** begin **

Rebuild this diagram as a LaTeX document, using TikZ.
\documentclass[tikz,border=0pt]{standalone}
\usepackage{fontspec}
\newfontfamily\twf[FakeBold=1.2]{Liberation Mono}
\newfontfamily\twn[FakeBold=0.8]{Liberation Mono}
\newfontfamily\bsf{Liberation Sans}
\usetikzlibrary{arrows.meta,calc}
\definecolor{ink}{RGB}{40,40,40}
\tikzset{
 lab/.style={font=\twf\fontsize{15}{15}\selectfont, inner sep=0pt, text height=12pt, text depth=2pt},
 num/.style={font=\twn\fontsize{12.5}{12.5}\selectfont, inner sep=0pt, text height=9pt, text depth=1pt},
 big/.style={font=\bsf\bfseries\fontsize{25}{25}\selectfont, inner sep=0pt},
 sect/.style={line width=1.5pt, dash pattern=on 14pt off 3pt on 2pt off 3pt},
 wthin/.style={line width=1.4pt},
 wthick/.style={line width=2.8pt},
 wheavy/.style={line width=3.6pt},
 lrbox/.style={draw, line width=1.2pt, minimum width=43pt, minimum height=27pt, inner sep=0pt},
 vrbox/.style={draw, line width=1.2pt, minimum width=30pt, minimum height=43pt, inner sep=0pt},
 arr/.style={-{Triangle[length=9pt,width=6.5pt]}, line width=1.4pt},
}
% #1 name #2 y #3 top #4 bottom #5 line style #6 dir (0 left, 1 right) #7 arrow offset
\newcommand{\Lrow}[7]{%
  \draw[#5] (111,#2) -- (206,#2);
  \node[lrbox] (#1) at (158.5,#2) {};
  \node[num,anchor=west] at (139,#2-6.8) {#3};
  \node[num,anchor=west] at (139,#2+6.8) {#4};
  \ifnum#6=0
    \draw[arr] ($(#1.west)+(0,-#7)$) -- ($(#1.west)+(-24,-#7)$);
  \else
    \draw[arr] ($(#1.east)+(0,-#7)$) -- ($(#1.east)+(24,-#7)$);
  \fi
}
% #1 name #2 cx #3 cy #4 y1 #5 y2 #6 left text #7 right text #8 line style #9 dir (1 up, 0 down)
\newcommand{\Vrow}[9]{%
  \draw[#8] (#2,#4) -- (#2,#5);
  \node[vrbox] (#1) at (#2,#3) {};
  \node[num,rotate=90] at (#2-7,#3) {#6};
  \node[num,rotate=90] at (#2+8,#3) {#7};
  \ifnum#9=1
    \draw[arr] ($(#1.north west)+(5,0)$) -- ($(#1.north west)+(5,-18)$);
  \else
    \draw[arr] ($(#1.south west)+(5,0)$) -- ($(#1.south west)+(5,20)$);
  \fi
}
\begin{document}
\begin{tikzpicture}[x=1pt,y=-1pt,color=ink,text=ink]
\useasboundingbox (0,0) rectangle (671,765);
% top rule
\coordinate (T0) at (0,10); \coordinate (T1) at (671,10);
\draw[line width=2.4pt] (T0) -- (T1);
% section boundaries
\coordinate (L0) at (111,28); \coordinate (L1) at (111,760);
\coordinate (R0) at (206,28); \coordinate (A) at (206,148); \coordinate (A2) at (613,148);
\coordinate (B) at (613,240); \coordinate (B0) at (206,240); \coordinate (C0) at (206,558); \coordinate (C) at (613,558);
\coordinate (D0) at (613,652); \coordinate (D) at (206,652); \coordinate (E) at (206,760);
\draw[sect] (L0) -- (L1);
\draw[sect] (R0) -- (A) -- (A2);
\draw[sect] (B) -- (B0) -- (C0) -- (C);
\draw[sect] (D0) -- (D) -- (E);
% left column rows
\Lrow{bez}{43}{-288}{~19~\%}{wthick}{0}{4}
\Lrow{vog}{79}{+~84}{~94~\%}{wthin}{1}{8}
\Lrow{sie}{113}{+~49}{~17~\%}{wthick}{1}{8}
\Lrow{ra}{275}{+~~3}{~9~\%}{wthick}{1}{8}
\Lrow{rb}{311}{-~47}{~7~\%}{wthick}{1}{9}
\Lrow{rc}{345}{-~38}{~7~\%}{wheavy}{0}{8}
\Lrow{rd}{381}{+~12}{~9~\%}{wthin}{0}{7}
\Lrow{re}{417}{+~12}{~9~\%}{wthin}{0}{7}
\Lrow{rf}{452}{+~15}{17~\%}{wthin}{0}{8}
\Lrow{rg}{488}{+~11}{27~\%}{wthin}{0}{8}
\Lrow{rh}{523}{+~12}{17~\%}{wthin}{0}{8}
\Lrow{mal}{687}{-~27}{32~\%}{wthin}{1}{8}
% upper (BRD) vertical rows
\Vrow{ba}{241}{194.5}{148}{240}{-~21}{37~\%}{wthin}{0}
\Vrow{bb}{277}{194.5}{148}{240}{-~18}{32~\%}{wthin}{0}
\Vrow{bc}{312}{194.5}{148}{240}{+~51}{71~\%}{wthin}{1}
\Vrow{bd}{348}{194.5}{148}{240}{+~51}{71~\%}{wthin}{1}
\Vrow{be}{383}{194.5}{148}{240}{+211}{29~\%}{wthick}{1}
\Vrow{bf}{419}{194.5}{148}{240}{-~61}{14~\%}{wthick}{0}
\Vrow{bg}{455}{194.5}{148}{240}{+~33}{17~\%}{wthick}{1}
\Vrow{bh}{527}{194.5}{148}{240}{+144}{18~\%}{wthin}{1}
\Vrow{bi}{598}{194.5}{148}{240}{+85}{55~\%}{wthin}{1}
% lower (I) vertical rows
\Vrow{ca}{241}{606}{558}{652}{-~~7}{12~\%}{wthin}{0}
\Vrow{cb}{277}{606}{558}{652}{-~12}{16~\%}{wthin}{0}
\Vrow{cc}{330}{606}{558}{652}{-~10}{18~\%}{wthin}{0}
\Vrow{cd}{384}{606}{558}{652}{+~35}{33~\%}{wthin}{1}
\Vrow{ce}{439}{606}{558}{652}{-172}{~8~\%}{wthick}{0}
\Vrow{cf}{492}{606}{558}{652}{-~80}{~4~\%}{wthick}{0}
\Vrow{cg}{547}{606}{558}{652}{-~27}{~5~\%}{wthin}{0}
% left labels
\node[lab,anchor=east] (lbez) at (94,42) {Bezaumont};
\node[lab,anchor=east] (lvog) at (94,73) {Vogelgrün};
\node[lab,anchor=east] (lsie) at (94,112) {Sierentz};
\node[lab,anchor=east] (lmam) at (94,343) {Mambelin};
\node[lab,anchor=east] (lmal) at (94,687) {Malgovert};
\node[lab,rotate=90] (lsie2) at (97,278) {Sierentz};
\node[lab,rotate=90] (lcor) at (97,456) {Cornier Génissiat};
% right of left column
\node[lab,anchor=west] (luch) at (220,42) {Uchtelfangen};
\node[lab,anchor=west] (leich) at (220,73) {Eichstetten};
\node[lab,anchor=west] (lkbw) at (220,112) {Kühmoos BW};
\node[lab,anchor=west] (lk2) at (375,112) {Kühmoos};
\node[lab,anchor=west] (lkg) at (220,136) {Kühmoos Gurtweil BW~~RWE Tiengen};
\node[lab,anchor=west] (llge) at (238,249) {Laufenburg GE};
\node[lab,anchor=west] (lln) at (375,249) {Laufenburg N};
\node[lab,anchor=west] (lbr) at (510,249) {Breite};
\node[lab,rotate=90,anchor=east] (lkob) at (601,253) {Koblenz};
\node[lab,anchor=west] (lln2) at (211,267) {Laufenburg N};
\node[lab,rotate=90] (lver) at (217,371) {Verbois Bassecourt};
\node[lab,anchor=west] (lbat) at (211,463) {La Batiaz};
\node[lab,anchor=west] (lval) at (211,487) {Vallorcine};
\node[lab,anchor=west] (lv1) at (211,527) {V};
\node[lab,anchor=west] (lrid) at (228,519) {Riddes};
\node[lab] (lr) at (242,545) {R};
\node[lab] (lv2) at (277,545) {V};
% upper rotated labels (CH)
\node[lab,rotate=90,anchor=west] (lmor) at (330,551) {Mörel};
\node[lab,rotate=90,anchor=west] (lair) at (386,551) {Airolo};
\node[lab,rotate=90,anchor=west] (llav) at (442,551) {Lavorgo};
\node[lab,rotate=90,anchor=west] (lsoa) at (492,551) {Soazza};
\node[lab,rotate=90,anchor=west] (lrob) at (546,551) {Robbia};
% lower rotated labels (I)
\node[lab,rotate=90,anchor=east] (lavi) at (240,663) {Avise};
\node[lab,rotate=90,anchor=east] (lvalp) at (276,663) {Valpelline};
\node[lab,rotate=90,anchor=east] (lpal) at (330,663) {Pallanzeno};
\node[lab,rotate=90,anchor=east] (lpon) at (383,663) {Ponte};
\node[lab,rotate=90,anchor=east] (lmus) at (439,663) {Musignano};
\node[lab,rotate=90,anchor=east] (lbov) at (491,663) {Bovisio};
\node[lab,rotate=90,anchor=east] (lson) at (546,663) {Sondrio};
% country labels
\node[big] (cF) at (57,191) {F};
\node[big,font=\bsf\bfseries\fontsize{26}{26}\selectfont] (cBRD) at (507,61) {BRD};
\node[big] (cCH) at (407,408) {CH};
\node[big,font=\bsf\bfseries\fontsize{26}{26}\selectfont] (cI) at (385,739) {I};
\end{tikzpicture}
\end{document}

** end **
** begin **

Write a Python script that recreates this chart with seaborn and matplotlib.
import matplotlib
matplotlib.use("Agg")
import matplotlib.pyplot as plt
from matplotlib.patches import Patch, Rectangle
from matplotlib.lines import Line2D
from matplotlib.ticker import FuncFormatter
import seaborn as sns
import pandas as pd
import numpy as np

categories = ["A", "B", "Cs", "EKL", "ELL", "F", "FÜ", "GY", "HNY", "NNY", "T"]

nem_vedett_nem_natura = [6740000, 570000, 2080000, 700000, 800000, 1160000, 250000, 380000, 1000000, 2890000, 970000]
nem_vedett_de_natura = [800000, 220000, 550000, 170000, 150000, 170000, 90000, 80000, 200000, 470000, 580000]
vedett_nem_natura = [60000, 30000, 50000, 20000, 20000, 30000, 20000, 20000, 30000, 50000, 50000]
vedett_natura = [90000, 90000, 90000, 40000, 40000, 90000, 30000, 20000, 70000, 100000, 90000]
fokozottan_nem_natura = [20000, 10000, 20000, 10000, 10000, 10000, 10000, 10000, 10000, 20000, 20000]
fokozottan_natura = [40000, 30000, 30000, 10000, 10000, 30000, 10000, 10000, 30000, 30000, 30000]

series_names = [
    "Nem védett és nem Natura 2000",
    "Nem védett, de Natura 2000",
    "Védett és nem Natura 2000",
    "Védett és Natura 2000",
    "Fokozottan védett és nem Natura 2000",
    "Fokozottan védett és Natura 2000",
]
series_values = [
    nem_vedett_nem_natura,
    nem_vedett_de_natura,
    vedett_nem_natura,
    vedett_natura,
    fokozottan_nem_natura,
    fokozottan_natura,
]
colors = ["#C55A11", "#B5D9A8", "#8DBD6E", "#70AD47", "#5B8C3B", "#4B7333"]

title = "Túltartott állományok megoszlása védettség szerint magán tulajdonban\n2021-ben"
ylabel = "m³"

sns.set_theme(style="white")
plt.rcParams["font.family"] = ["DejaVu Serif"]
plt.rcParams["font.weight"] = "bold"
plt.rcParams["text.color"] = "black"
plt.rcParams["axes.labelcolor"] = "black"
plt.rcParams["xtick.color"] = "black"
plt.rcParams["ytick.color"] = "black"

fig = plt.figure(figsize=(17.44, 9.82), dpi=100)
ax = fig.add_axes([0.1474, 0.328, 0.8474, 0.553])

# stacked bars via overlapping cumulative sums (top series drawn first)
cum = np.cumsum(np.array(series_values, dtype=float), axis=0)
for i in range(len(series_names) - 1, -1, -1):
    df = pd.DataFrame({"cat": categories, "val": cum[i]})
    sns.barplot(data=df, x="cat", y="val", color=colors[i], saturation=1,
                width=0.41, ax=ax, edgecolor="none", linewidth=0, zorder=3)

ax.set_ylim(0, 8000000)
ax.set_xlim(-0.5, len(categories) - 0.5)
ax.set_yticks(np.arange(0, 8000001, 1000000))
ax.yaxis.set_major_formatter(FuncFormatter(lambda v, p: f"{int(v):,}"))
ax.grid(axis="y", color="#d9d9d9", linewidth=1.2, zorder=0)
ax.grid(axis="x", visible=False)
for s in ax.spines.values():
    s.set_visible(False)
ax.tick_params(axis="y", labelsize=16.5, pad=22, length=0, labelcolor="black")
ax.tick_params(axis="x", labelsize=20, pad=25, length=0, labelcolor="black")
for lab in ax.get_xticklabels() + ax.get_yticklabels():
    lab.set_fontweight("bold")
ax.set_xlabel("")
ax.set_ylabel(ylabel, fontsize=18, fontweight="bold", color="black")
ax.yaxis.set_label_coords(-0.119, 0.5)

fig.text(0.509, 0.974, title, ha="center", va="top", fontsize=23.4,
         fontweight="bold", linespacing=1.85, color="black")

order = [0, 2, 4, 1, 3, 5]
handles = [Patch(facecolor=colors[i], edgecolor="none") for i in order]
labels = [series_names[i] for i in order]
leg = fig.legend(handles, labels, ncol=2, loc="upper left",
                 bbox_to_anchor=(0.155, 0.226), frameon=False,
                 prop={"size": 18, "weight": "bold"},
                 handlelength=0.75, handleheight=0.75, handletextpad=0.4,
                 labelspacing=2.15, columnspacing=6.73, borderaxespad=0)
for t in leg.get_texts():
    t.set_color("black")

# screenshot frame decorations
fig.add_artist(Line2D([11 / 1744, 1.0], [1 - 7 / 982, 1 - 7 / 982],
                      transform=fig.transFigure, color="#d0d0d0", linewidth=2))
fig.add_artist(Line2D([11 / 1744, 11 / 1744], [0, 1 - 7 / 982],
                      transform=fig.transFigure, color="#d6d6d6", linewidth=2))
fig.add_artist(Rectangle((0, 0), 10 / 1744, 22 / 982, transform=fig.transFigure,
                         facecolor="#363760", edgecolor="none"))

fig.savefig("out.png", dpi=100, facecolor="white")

** end **
** begin **

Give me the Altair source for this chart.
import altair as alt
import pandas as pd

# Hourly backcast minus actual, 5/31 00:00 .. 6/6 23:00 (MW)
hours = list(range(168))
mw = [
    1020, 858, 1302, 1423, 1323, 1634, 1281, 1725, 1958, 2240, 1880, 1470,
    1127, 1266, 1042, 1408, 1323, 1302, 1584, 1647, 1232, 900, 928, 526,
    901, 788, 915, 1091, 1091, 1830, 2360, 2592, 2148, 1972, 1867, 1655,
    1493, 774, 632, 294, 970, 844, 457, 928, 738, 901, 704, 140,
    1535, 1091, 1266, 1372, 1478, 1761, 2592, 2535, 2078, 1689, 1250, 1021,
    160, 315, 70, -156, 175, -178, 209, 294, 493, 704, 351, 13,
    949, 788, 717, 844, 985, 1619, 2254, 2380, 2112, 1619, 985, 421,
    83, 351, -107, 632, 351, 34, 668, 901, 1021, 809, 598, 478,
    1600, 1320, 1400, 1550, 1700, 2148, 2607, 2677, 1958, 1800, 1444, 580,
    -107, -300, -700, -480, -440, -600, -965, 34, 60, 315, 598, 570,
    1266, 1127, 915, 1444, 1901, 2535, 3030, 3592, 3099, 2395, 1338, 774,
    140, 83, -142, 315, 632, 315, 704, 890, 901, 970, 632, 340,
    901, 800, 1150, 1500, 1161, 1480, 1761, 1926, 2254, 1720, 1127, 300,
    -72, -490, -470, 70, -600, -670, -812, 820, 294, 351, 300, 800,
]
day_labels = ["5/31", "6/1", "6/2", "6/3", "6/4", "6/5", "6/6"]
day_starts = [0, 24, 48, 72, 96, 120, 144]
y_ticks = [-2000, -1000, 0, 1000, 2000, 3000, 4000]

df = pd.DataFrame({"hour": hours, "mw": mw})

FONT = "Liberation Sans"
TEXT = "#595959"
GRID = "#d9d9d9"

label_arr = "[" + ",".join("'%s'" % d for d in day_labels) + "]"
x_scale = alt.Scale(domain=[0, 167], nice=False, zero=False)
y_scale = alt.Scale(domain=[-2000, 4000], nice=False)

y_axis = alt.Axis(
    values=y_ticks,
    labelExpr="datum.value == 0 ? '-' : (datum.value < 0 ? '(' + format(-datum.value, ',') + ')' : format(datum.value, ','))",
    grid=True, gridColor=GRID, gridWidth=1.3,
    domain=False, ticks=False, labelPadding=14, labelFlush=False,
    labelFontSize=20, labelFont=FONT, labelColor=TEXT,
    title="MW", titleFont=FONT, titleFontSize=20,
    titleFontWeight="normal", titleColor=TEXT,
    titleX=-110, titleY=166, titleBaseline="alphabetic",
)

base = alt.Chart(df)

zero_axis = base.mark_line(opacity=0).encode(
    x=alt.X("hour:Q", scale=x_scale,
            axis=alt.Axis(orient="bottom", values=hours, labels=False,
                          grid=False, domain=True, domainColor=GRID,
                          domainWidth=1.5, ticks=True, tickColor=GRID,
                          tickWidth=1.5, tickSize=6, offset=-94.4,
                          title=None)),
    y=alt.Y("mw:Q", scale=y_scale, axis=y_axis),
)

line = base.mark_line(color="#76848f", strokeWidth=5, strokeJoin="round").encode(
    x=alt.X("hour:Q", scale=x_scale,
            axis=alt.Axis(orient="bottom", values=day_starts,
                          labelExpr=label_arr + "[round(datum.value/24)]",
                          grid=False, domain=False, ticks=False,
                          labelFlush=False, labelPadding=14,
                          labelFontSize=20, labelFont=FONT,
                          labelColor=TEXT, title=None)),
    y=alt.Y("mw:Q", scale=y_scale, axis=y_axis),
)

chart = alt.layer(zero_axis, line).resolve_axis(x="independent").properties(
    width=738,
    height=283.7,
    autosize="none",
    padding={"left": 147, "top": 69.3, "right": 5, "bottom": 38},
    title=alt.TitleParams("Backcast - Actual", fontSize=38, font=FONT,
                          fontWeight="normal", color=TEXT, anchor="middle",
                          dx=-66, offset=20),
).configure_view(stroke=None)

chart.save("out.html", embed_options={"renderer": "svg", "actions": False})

** end **

> THE REQUEST
From the material above, gather all lines that include the string "this" and copy them.

> FINISHED EXERCISE
Rebuild this diagram as a LaTeX document, using TikZ.
Write a Python script that recreates this chart with seaborn and matplotlib.
Give me the Altair source for this chart.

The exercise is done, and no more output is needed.